Policja na razie nie potwierdziła informacji, że u fryzjera w stołecznym Wawrze był ładunek wybuchowy. Wcześniej taką informację przekazali strażacy wezwani do zabezpieczenia zdarzenia.

Najpierw, w środku nocy w salonie fryzjerskim wybuchł pożar, strażacy szybko go ugasili. Weszli policjanci i o godzinie 6:00 rano znów zadzwonili po straż pożarną, a także po policyjnych pirotechników - przekazał Bogdan Smoter ze Stołecznej Straży Pożarnej. 

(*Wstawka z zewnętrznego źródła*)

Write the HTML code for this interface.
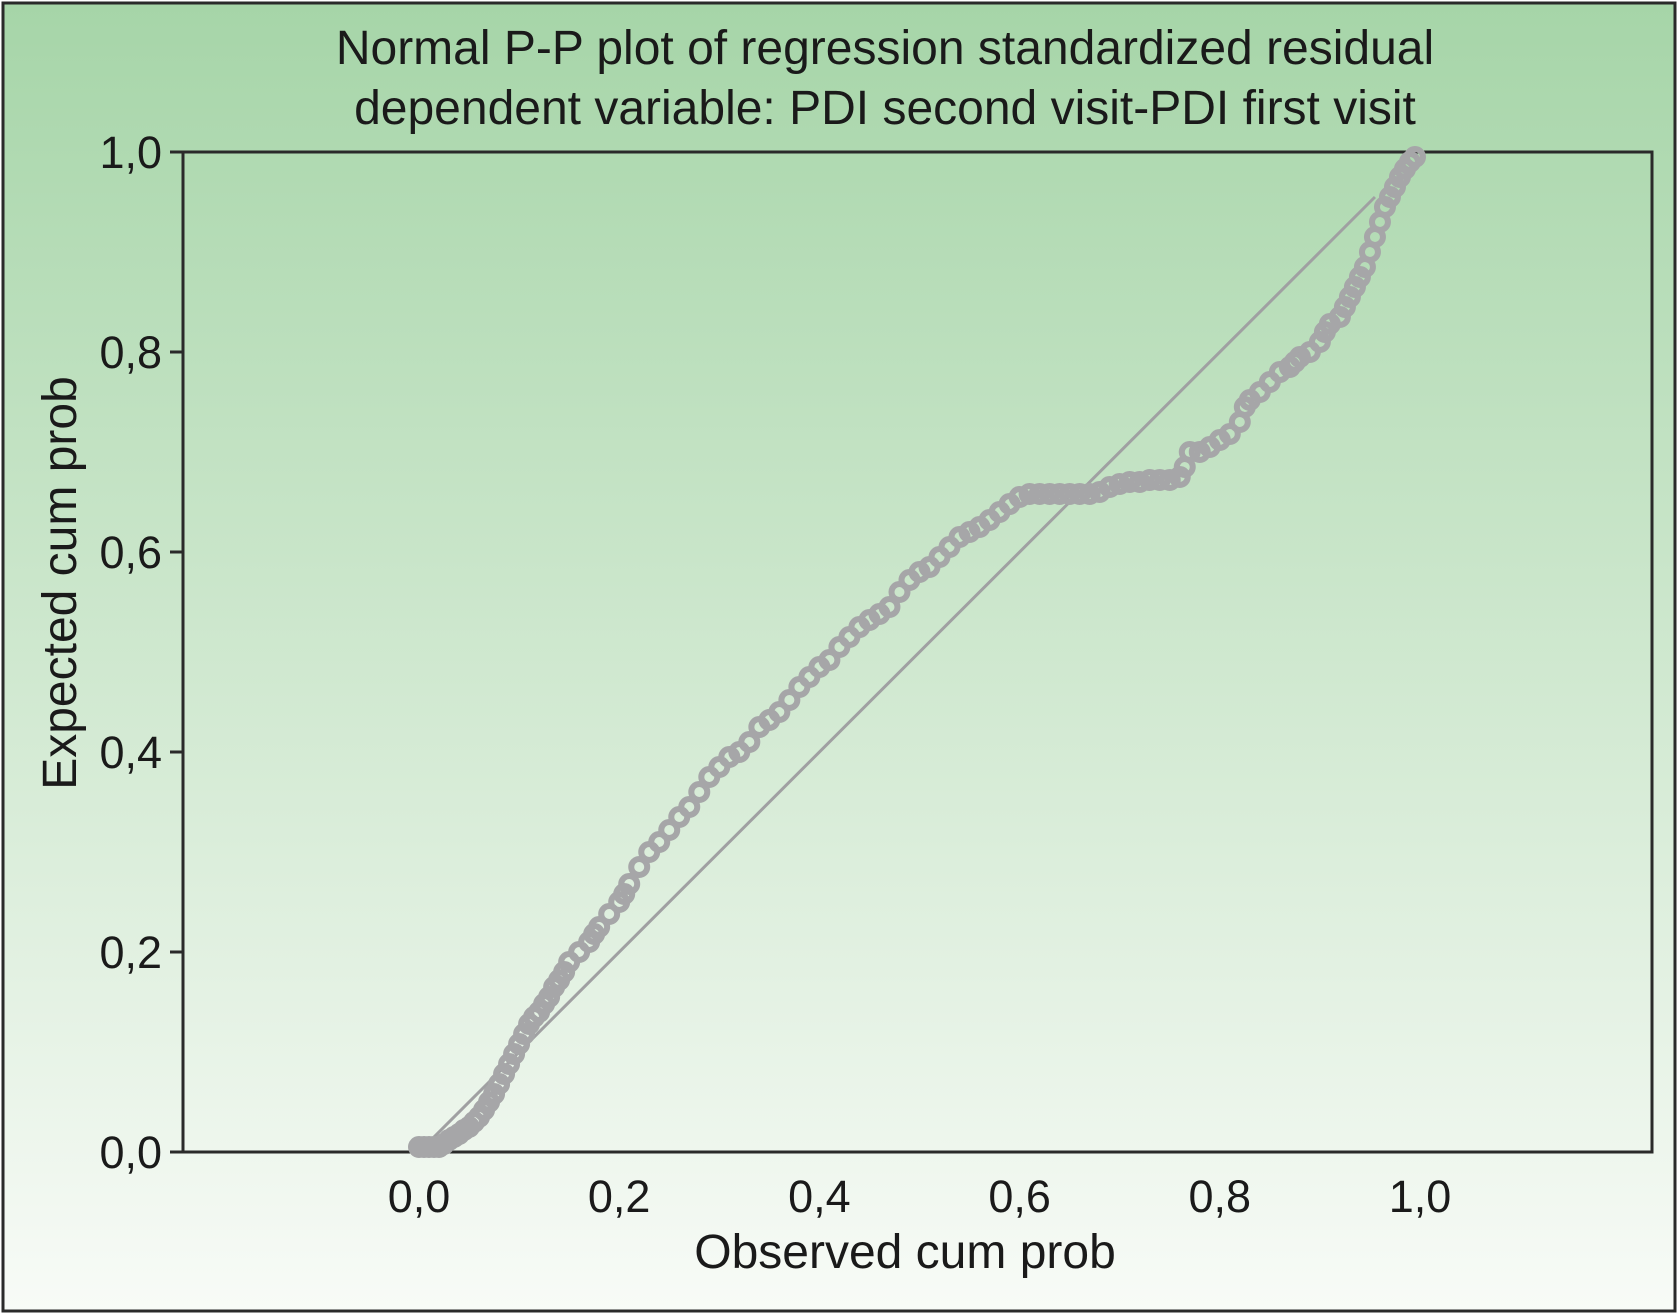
<!DOCTYPE html>
<html><head><meta charset="utf-8"><style>
html,body{margin:0;padding:0;background:#fff;}
svg{display:block;font-family:"Liberation Sans",Arial,sans-serif;}
</style></head><body>
<svg id="chart" width="1680" height="1315" viewBox="0 0 1680 1315">
<defs><linearGradient id="bg" x1="0" y1="0" x2="0" y2="1">
<stop offset="0" stop-color="#a6d5a8"/><stop offset="0.5" stop-color="#cfe8cf"/><stop offset="1" stop-color="#f8fbf7"/></linearGradient></defs>
<rect x="3" y="3" width="1672" height="1308" fill="url(#bg)" stroke="#2a2a2a" stroke-width="3"/>
<text x="885" y="64" font-size="48" text-anchor="middle" fill="#1a1a1a">Normal P-P plot of regression standardized residual</text>
<text x="885" y="124" font-size="48" text-anchor="middle" fill="#1a1a1a">dependent variable: PDI second visit-PDI first visit</text>
<rect x="183" y="152" width="1469" height="1000" fill="none" stroke="#2a2a2a" stroke-width="3"/>
<g id="ticks"></g>
<line id="refline" stroke="#a0a0a2" stroke-width="3"/>
<g id="points"></g>
<text x="905" y="1268" font-size="48" text-anchor="middle" fill="#1a1a1a">Observed cum prob</text>
<text transform="translate(76,583) rotate(-90)" font-size="48" text-anchor="middle" fill="#1a1a1a">Expected cum prob</text>
</svg>
<script>
const tickValues=[0,0.2,0.4,0.6,0.8,1.0];
const tickLabels=["0,0","0,2","0,4","0,6","0,8","1,0"];
const obs=[0.0,0.005,0.01,0.015,0.02,0.025,0.03,0.035,0.04,0.045,0.05,0.055,0.06,0.065,0.07,0.075,0.08,0.085,0.09,0.095,0.1,0.105,0.11,0.115,0.12,0.125,0.13,0.135,0.14,0.145,0.15,0.16,0.17,0.175,0.18,0.19,0.2,0.205,0.21,0.22,0.23,0.24,0.25,0.26,0.27,0.28,0.29,0.3,0.31,0.32,0.33,0.34,0.35,0.36,0.37,0.38,0.39,0.4,0.41,0.42,0.43,0.44,0.45,0.46,0.47,0.48,0.49,0.5,0.51,0.52,0.53,0.54,0.55,0.56,0.57,0.58,0.59,0.6,0.61,0.62,0.63,0.64,0.65,0.66,0.67,0.68,0.69,0.7,0.71,0.72,0.73,0.74,0.75,0.76,0.765,0.77,0.78,0.79,0.8,0.81,0.82,0.825,0.83,0.84,0.85,0.86,0.87,0.875,0.88,0.89,0.9,0.905,0.91,0.92,0.925,0.93,0.935,0.94,0.945,0.95,0.955,0.96,0.965,0.97,0.975,0.98,0.985,0.99,0.995];
const expd=[0.005,0.005,0.005,0.005,0.005,0.008,0.012,0.015,0.018,0.022,0.025,0.03,0.035,0.042,0.05,0.058,0.068,0.078,0.088,0.098,0.108,0.118,0.128,0.135,0.14,0.148,0.155,0.165,0.172,0.18,0.19,0.2,0.21,0.218,0.225,0.238,0.25,0.258,0.268,0.285,0.3,0.31,0.322,0.335,0.345,0.36,0.375,0.385,0.395,0.4,0.41,0.425,0.432,0.44,0.452,0.465,0.475,0.485,0.492,0.505,0.515,0.525,0.532,0.538,0.545,0.56,0.572,0.58,0.585,0.595,0.605,0.615,0.62,0.625,0.632,0.64,0.648,0.655,0.658,0.658,0.658,0.658,0.658,0.658,0.658,0.66,0.665,0.668,0.67,0.67,0.672,0.672,0.672,0.675,0.685,0.7,0.7,0.705,0.712,0.718,0.73,0.745,0.752,0.76,0.77,0.78,0.785,0.79,0.795,0.8,0.81,0.82,0.828,0.835,0.845,0.855,0.865,0.875,0.885,0.9,0.915,0.93,0.945,0.955,0.965,0.975,0.983,0.99,0.995];
const X0=419,X1=1420,Y0=1152,Y1=152;
const xs=v=>X0+v*(X1-X0), ys=v=>Y0-v*(Y0-Y1);
const NS="http://www.w3.org/2000/svg";
const tg=document.getElementById('ticks');
tickValues.forEach((v,i)=>{
 let t=document.createElementNS(NS,'line');
 t.setAttribute('x1',183);t.setAttribute('x2',170);t.setAttribute('y1',ys(v));t.setAttribute('y2',ys(v));
 t.setAttribute('stroke','#2a2a2a');t.setAttribute('stroke-width','3');
 
 
 tg.appendChild(t);
 let l=document.createElementNS(NS,'text');
 l.setAttribute('x',162);l.setAttribute('y',ys(v)+16);l.setAttribute('text-anchor','end');l.setAttribute('font-size','45');l.setAttribute('fill','#1a1a1a');
 l.textContent=tickLabels[i];
 
 
 tg.appendChild(l);
 let l2=document.createElementNS(NS,'text');
 l2.setAttribute('x',xs(v));l2.setAttribute('y',1212);l2.setAttribute('text-anchor','middle');l2.setAttribute('font-size','45');l2.setAttribute('fill','#1a1a1a');
 l2.textContent=tickLabels[i];
 
 
 tg.appendChild(l2);
});
const rl=document.getElementById('refline');
rl.setAttribute('x1',xs(0));rl.setAttribute('y1',ys(0));rl.setAttribute('x2',xs(0.955));rl.setAttribute('y2',ys(0.955));
const pg=document.getElementById('points');
obs.forEach((o,i)=>{
 let c=document.createElementNS(NS,'circle');
 c.setAttribute('cx',xs(o));c.setAttribute('cy',ys(expd[i]));c.setAttribute('r',8);
 c.setAttribute('fill','none');c.setAttribute('stroke','#a6a6a8');c.setAttribute('stroke-width','6');
 
 
 pg.appendChild(c);
});
</script>
</body></html>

Stołeczna policja na razie nie informuje o zawartości walizki.  Ale funkcjonariusze potwierdzili RMF FM, że w akcji brali udział pirotechnicy, znaleziono walizkę i doszło do detonacji. Niezbędne będzie przesłuchanie właściciela lokalu. 

Zgodnie z relacjami st. asp. Bogdana Smotera, w nocy z soboty na niedzielę, wybuchł pożar w salonie fryzjerskim przy ul. Poezji w Wawrze. Został on ugaszony przez strażaków. Akcja gaśnicza była sprawna i trwała ok. pół godziny.

Strażacy zabezpieczali miejsce zdarzenia i ewakuowali kilkudziesięciu mieszkańców z budynku.

Pirotechnicy wysadzili ładunek w pomieszczeniu - powiedział st. asp. Bogdan Smoter. Lokatorzy prawdopodobnie już wrócili do swoich mieszkań - dodał.